---------- Data shown

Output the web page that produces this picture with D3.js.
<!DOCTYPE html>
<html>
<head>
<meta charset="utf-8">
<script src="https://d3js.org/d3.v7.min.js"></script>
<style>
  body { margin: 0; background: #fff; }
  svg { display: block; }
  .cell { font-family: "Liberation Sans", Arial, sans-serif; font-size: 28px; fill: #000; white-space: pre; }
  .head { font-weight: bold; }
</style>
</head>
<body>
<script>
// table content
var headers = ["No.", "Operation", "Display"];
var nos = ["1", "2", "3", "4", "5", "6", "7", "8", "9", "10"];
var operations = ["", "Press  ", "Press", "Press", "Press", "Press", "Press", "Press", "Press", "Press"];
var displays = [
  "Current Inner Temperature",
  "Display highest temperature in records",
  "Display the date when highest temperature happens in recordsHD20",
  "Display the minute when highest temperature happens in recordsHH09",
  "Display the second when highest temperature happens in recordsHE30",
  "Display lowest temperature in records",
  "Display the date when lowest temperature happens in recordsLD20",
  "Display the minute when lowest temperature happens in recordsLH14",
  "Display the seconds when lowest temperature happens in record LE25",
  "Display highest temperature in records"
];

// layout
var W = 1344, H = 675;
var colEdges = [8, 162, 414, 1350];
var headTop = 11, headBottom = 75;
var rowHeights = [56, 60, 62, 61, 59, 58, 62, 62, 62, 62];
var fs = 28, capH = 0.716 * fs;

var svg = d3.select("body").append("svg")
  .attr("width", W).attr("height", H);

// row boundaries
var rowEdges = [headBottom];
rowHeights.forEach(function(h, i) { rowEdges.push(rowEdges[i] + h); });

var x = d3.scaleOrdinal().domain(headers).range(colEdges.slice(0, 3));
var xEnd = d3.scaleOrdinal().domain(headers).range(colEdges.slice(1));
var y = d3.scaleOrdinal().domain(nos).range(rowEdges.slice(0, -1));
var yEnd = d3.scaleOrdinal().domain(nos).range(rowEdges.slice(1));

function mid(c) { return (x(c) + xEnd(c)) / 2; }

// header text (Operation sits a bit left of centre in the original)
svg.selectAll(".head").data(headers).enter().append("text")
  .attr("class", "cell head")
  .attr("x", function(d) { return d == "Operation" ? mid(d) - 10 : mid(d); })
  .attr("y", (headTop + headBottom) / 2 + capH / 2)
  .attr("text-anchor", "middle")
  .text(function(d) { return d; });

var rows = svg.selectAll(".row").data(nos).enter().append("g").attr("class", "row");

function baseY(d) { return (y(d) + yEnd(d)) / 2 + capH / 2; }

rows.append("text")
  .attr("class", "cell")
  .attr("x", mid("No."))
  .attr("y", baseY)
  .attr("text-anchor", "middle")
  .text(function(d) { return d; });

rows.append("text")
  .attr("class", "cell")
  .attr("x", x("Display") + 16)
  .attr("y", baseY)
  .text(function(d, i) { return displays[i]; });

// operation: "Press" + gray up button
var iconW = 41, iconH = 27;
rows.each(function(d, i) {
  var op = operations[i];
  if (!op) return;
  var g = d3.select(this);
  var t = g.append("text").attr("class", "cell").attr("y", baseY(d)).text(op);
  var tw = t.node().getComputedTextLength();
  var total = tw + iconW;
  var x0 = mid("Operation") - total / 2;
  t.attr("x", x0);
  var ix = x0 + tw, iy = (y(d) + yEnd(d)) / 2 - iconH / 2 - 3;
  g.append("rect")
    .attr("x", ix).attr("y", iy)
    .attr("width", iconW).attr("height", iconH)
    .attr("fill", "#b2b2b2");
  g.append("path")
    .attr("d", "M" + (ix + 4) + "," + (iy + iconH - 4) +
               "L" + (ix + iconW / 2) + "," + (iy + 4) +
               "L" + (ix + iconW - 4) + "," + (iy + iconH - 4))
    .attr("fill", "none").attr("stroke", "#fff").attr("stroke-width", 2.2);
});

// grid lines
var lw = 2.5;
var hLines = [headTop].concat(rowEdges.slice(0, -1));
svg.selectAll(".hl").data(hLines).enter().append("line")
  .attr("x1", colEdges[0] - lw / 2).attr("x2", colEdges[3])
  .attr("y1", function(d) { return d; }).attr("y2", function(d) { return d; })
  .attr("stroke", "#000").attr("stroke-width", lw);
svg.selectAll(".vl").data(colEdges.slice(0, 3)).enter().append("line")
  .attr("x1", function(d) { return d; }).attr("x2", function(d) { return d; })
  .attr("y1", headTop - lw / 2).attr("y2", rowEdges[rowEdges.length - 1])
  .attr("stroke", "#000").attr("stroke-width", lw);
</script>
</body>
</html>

--------------------

### [The problem]
Print the complete listing again, exactly as it stands.

### [Written solution]
Output the web page that produces this picture with D3.js.
<!DOCTYPE html>
<html>
<head>
<meta charset="utf-8">
<script src="https://d3js.org/d3.v7.min.js"></script>
<style>
  body { margin: 0; background: #fff; }
  svg { display: block; }
  .cell { font-family: "Liberation Sans", Arial, sans-serif; font-size: 28px; fill: #000; white-space: pre; }
  .head { font-weight: bold; }
</style>
</head>
<body>
<script>
// table content
var headers = ["No.", "Operation", "Display"];
var nos = ["1", "2", "3", "4", "5", "6", "7", "8", "9", "10"];
var operations = ["", "Press  ", "Press", "Press", "Press", "Press", "Press", "Press", "Press", "Press"];
var displays = [
  "Current Inner Temperature",
  "Display highest temperature in records",
  "Display the date when highest temperature happens in recordsHD20",
  "Display the minute when highest temperature happens in recordsHH09",
  "Display the second when highest temperature happens in recordsHE30",
  "Display lowest temperature in records",
  "Display the date when lowest temperature happens in recordsLD20",
  "Display the minute when lowest temperature happens in recordsLH14",
  "Display the seconds when lowest temperature happens in record LE25",
  "Display highest temperature in records"
];

// layout
var W = 1344, H = 675;
var colEdges = [8, 162, 414, 1350];
var headTop = 11, headBottom = 75;
var rowHeights = [56, 60, 62, 61, 59, 58, 62, 62, 62, 62];
var fs = 28, capH = 0.716 * fs;

var svg = d3.select("body").append("svg")
  .attr("width", W).attr("height", H);

// row boundaries
var rowEdges = [headBottom];
rowHeights.forEach(function(h, i) { rowEdges.push(rowEdges[i] + h); });

var x = d3.scaleOrdinal().domain(headers).range(colEdges.slice(0, 3));
var xEnd = d3.scaleOrdinal().domain(headers).range(colEdges.slice(1));
var y = d3.scaleOrdinal().domain(nos).range(rowEdges.slice(0, -1));
var yEnd = d3.scaleOrdinal().domain(nos).range(rowEdges.slice(1));

function mid(c) { return (x(c) + xEnd(c)) / 2; }

// header text (Operation sits a bit left of centre in the original)
svg.selectAll(".head").data(headers).enter().append("text")
  .attr("class", "cell head")
  .attr("x", function(d) { return d == "Operation" ? mid(d) - 10 : mid(d); })
  .attr("y", (headTop + headBottom) / 2 + capH / 2)
  .attr("text-anchor", "middle")
  .text(function(d) { return d; });

var rows = svg.selectAll(".row").data(nos).enter().append("g").attr("class", "row");

function baseY(d) { return (y(d) + yEnd(d)) / 2 + capH / 2; }

rows.append("text")
  .attr("class", "cell")
  .attr("x", mid("No."))
  .attr("y", baseY)
  .attr("text-anchor", "middle")
  .text(function(d) { return d; });

rows.append("text")
  .attr("class", "cell")
  .attr("x", x("Display") + 16)
  .attr("y", baseY)
  .text(function(d, i) { return displays[i]; });

// operation: "Press" + gray up button
var iconW = 41, iconH = 27;
rows.each(function(d, i) {
  var op = operations[i];
  if (!op) return;
  var g = d3.select(this);
  var t = g.append("text").attr("class", "cell").attr("y", baseY(d)).text(op);
  var tw = t.node().getComputedTextLength();
  var total = tw + iconW;
  var x0 = mid("Operation") - total / 2;
  t.attr("x", x0);
  var ix = x0 + tw, iy = (y(d) + yEnd(d)) / 2 - iconH / 2 - 3;
  g.append("rect")
    .attr("x", ix).attr("y", iy)
    .attr("width", iconW).attr("height", iconH)
    .attr("fill", "#b2b2b2");
  g.append("path")
    .attr("d", "M" + (ix + 4) + "," + (iy + iconH - 4) +
               "L" + (ix + iconW / 2) + "," + (iy + 4) +
               "L" + (ix + iconW - 4) + "," + (iy + iconH - 4))
    .attr("fill", "none").attr("stroke", "#fff").attr("stroke-width", 2.2);
});

// grid lines
var lw = 2.5;
var hLines = [headTop].concat(rowEdges.slice(0, -1));
svg.selectAll(".hl").data(hLines).enter().append("line")
  .attr("x1", colEdges[0] - lw / 2).attr("x2", colEdges[3])
  .attr("y1", function(d) { return d; }).attr("y2", function(d) { return d; })
  .attr("stroke", "#000").attr("stroke-width", lw);
svg.selectAll(".vl").data(colEdges.slice(0, 3)).enter().append("line")
  .attr("x1", function(d) { return d; }).attr("x2", function(d) { return d; })
  .attr("y1", headTop - lw / 2).attr("y2", rowEdges[rowEdges.length - 1])
  .attr("stroke", "#000").attr("stroke-width", lw);
</script>
</body>
</html>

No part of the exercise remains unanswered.